The value of such parasitic capacitance depends, among other things, upon the degree of separation between the layers or “plates” as well as the dielectric constant (k) of the material out of which the sidewall spacer separating the conductive gate structure and conductive drain is made. In particular, such capacitance increases as the distance between the plates decreases and increases as the dielectric constant of the sidewall spacer increases. Accordingly, as scaling occurs and features are shrunk and the “plates” are brought closer together, parasitic capacitance can increase. This capacitance can be maintained or reduced, however, by altering (e.g., reducing) the dielectric constant of the sidewall spacer.
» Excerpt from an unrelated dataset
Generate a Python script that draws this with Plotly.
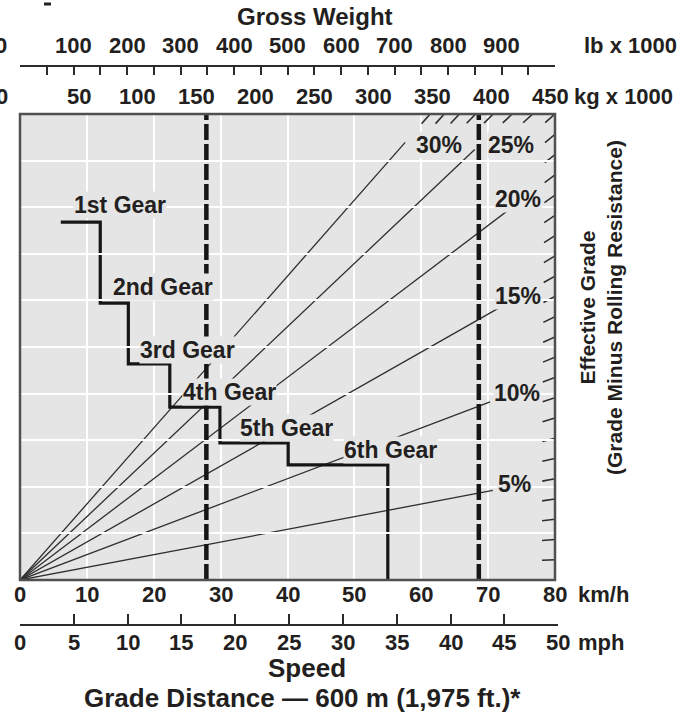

However, conventionally, low-k materials can not be utilized for sidewall spacers as they cannot withstand certain processing conditions. Low-k materials may not, for example, be able to withstand subsequent cleaning activities. As such, low-k spacers may become damaged during such cleaning processes, and the operation of the transistor can thereby be compromised. Similarly, low-k materials may become damaged or deformed during an etching process, rendering the low-k spacers, at least partially, ineffective to prevent dopants from being implanted into undesired locations within the substrate, and improperly or incorrectly placed implants can degrade the operation of the transistor.
Accordingly, improved techniques for fabricating densely packed semiconductor devices would be desirable. More particularly, it would be desirable to fabricate semiconductor devices in a manner that allows for low-k sidewall spacers to be utilized such that parasitic capacitances are mitigated and faster switching speeds are thereby facilitated.